When Gladstone was 11, her family left the Blackfeet reservation in Montana. Landing in the Seattle suburbs was a tough transition for young Lily, said Maureen Miko, the founder of local youth theater organization Stone Soup Theatre. Stone Soup became something of a home for the preteen during a tumultuous time. “It was where she felt safe, where she felt good, where she felt nurtured,” said Miko, who remembers being on the phone with Gladstone’s mom, Betty Peace-Gladstone, a lot in those days. Gladstone, in Miko’s memory, was a standout as far as her desire to learn, to do the work of understanding her characters.

Jeannie Brzovic, who has taught drama at MTHS for more than 20 years, echoed that assessment. Gladstone was one of her many students over the years who found meaning and belonging in the school’s theater community.

Rather than striving to be the center of attention, Brzovic said, Gladstone’s demeanor was more watchful, preferring to observe, listen and occasionally drop a perfectly timed, wry one-liner that brought the house down.

“She was always a very grounded person,” Brzovic said. “She always had a real sense of self about her and a real determination.” Gladstone, she said, wanted to develop and deeply understand her characters, which in high school included the plum lead role of Emily from “Our Town.” Always an advocate, she also infused roles with elements of her Native heritage, when fitting, Brzovic said. In a production “A Midsummer Night’s Dream” set in turn-of-the-20th century Pacific Northwest, Gladstone wore a Native cape to portray the Amazon queen Hippolyta.

“She’s always used a moment in the spotlight, if she had someone’s attention, as a learning moment,” Perez said.

(And yes, in her senior year, Gladstone was voted “Most Likely to Win an Oscar” by her classmates, along with fellow student Josh Ryder.)

“She was an old soul,” said Gladstone’s high school friend Stephanie Rios. “She’s also so funny and so goofy, and I’m starting to see more of that in interviews. You know how sometimes people gain popularity and you see them change … or they get, I don’t know, they get kind of tarnished by it? Ever since school, I’ve followed her career and I’ve never once seen this girl waver in her message or the things that she works toward.”

Renville, who was executive director of Red Eagle Soaring from 2009-2017, first saw Gladstone on stage in 2013 at Seattle’s Museum of History & Industry, performing a one-person show as part of the history-focused Living Voices program. (Gladstone came to Spokane in 2014 with the Living Voices production “Within the Silence.”) In 2014, Gladstone helmed her first of several Red Eagle Soaring’s two-week summer intensives called SIYAP (both the Coast Salish word for esteemed friend and an acronym for Seattle Indian Youth Arts and Performance, Renville explained).
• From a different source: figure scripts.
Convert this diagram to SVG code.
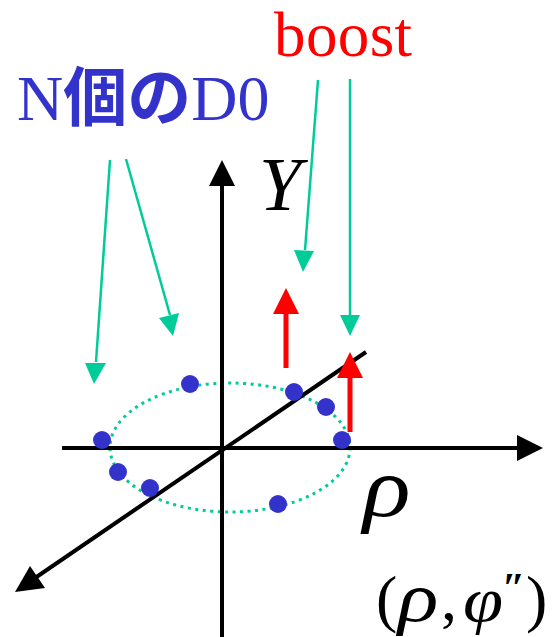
<svg xmlns="http://www.w3.org/2000/svg" width="556" height="637" viewBox="0 0 556 637">
<style>
.ax{stroke:#000;stroke-width:4;fill:none}
.gr{stroke:#00cc99;stroke-width:2.5;fill:none}
.rd{stroke:#f00;stroke-width:5;fill:none}
.dot{fill:#3333cc}
.t{font-family:"Liberation Serif","Noto Sans CJK JP",serif}
.i{font-style:italic;fill:#000}
</style>
<rect width="556" height="637" fill="#fff"/>
<g id="orbit"><ellipse cx="230" cy="447.500" rx="120" ry="64.500" fill="none" stroke="#00cc99" stroke-width="3" stroke-dasharray="3 4.500"/></g>
<g id="connectors">
<path class="ax" d="M62 448H520"/><polygon points="543,448 517,435 517,461"/>
<path class="ax" d="M222 637V185"/><polygon points="222,160 209,186 235,186"/>
<path class="ax" d="M366 352L35 578"/><polygon points="15,592 30,566 45,588"/>
<path class="gr" d="M110 160L96 362"/><polygon points="94,384 85,363 106,363" fill="#00cc99"/>
<path class="gr" d="M126 159L170 315"/><polygon points="173,336 159,318 179,313" fill="#00cc99"/>
<path class="gr" d="M318 80L305 250"/><polygon points="303,272 294,250 314,251" fill="#00cc99"/>
<path class="gr" d="M350 79V315"/><polygon points="350,336 340,315 360,315" fill="#00cc99"/>
<path class="rd" d="M286 368V312"/><polygon points="286,288 273,314 299,314" fill="#f00"/>
<path class="rd" d="M350 432V376"/><polygon points="350,352 337,378 363,378" fill="#f00"/>
</g>
<g id="dots">
<circle class="dot" cx="190" cy="384" r="9"/>
<circle class="dot" cx="294" cy="392" r="9"/>
<circle class="dot" cx="326" cy="407" r="9"/>
<circle class="dot" cx="342" cy="440" r="9"/>
<circle class="dot" cx="102" cy="440" r="9"/>
<circle class="dot" cx="118" cy="472" r="9"/>
<circle class="dot" cx="150" cy="488" r="9"/>
<circle class="dot" cx="278" cy="504" r="9"/>
</g>
<g id="labels">
<text class="t" x="274" y="56" font-size="63" letter-spacing="0.4" fill="#f00">boost</text>
<text class="t" x="17" y="120" font-size="64" fill="#3333cc">N<tspan font-weight="bold">個の</tspan>D0</text>
<text class="t i" x="259" y="210" font-size="76">Y</text>
<text class="t i" transform="translate(363 516) scale(1.18 1)" font-size="84">ρ</text>
<text class="t" x="376" y="620" font-size="64">(</text>
<text class="t i" transform="translate(398 621) scale(1.2 1)" font-size="70">ρ</text>
<text class="t" x="441" y="620" font-size="64">,</text>
<text class="t i" transform="translate(463 621) scale(1.15 1)" font-size="63">φ</text>
<text class="t i" x="502" y="602" font-size="42" font-weight="bold">″</text>
<text class="t" x="526" y="620" font-size="64">)</text>
</g>
</svg>
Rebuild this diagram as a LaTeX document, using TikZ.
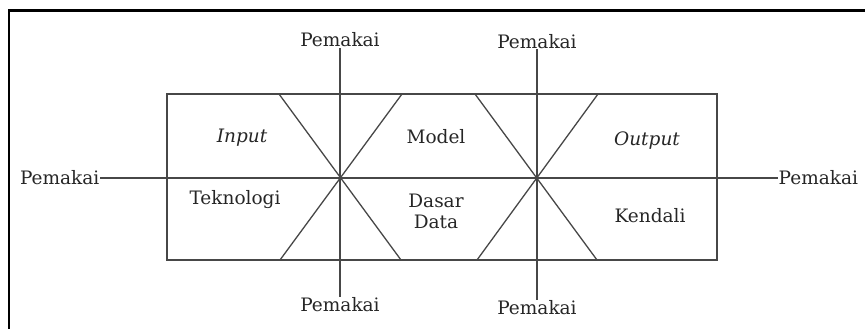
\documentclass[tikz,border=0pt]{standalone}
\usepackage{fontspec}
\setmainfont{DejaVu Serif}
\begin{document}
\begin{tikzpicture}[x=1pt,y=-1pt,
  ln/.style={draw=black!72, line width=1.3pt},
  lbl/.style={font=\fontsize{18.5}{21}\selectfont, text=black!85, inner sep=0.5pt},
  cell/.style={font=\fontsize{18.5}{21}\selectfont, text=black!85, inner sep=0.5pt, align=center}]
\useasboundingbox (0,0) rectangle (865,329);
% outer frame
\draw[line width=2.2pt] (9,329) -- (9,10.5) -- (865,10.5);
% labels
\node[lbl, anchor=east] (pl) at (100,178) {Pemakai};
\node[lbl, anchor=west] (pr) at (778,178) {Pemakai};
\node[lbl] (pt1) at (340,40) {Pemakai};
\node[lbl] (pt2) at (537,41.5) {Pemakai};
\node[lbl] (pb1) at (340,305) {Pemakai};
\node[lbl] (pb2) at (537,308) {Pemakai};
% box
\coordinate (r1) at (167,94);
\coordinate (r2) at (717,260);
\draw[ln] (r1) rectangle (r2);
% crossing lines
\draw[ln] (pl.east) -- (pr.west);
\draw[ln] (pt1.south) -- (pb1.north);
\draw[ln] (pt2.south) -- (pb2.north);
\coordinate (a1) at (279,94); \coordinate (a2) at (401,260);
\coordinate (a3) at (402,94); \coordinate (a4) at (280,260);
\coordinate (b1) at (475,94); \coordinate (b2) at (597,260);
\coordinate (b3) at (598,94); \coordinate (b4) at (477,260);
\draw[ln] (a1) -- (a2);
\draw[ln] (a3) -- (a4);
\draw[ln] (b1) -- (b2);
\draw[ln] (b3) -- (b4);
% cell texts
\node[cell] (inp) at (242,138) {\itshape Input};
\node[cell] (mod) at (436,137) {Model};
\node[cell] (out) at (647,141) {\itshape Output};
\node[cell] (tek) at (235,200) {Teknologi};
\node[cell, font=\fontsize{18.5}{21}\selectfont] (dd) at (436,211) {Dasar\\Data};
\node[cell] (ken) at (650,216) {Kendali};
\end{tikzpicture}
\end{document}
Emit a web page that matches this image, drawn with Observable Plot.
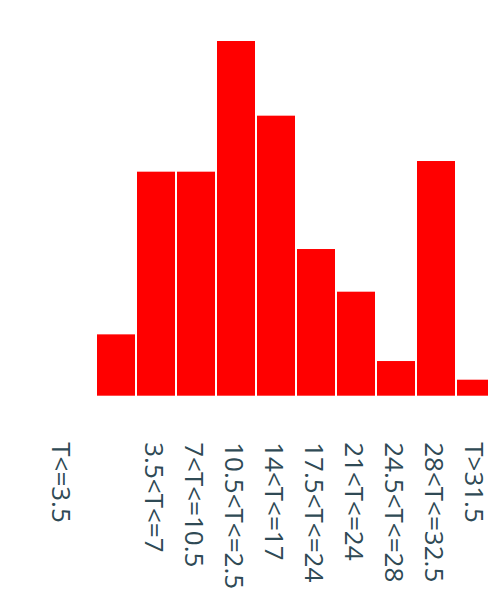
<!DOCTYPE html>
<html>
<head>
<meta charset="utf-8">
<script src="https://cdn.jsdelivr.net/npm/d3@7"></script>
<script src="https://cdn.jsdelivr.net/npm/@observablehq/plot@0.6"></script>
<style>
  html, body { margin: 0; padding: 0; background: #fff; overflow: hidden; }
  #chart svg { overflow: hidden; }
</style>
</head>
<body>
<div id="chart"></div>
<script>
const categories = ["T<=3.5", "3.5<T<=7", "7<T<=10.5", "10.5<T<=2.5", "14<T<=17", "17.5<T<=24", "21<T<=24", "24.5<T<=28", "28<T<=32.5", "T>31.5"];
const counts = [23, 84, 84, 133, 105, 55, 39, 13, 88, 6];

const data = categories.map((c, i) => ({category: c, count: counts[i]}));

const labelStyle = {
  tickSize: 0,
  tickPadding: 46,
  tickRotate: 90,
  fontSize: 26,
  fill: "#2f4a55",
  label: null
};

const chart = Plot.plot({
  width: 488,
  height: 589,
  marginTop: 41,
  marginBottom: 193.3,
  marginLeft: 0,
  marginRight: 0,
  style: {fontFamily: "'Open Sans', sans-serif", background: "#fff", overflow: "hidden"},
  x: {type: "band", domain: categories, range: [95.25, 495.25], paddingInner: 0.0625, paddingOuter: 0.03125, axis: null},
  y: {domain: [0, 133], axis: null},
  marks: [
    Plot.barY(data, {x: "category", y: "count", fill: "#ff0000"}),
    Plot.axisX(categories.slice(1), {...labelStyle, dx: -3}),
    Plot.axisX(categories.slice(0, 1), {...labelStyle, dx: -56})
  ]
});
document.getElementById("chart").appendChild(chart);
</script>
</body>
</html>
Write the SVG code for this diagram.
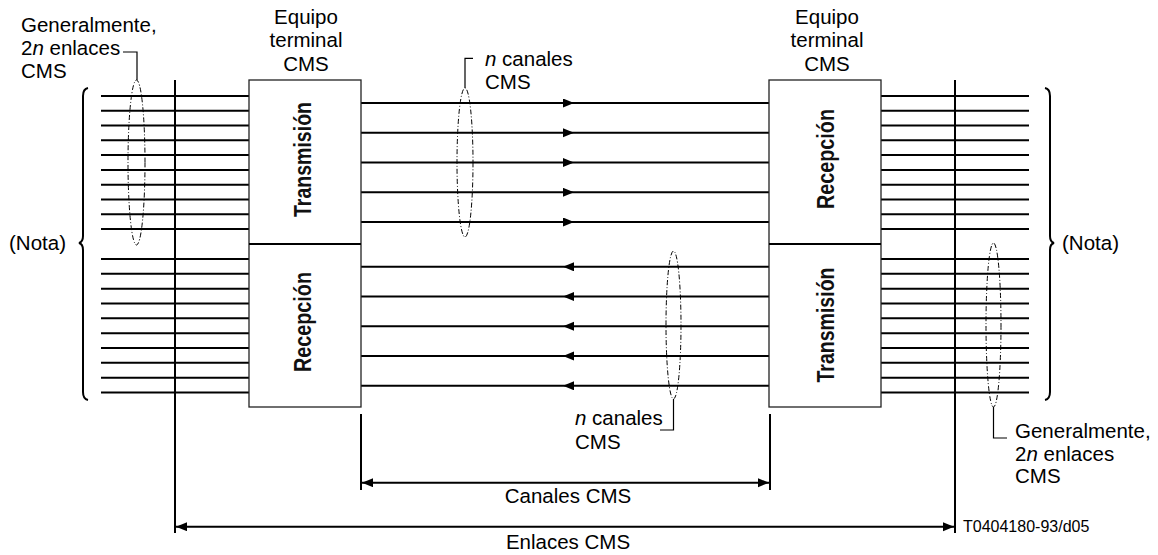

Gladstone, Renville remembered, had a gravitational force that the students responded to, and she often caught them mirroring their director’s body language, so strong was their desire to emulate her.

“Lily’s going to get a lot of acclaim as an actor, as she rightly should,” Renville said. “But their impact as a theater artist working with young Native people is something to be celebrated on its own.”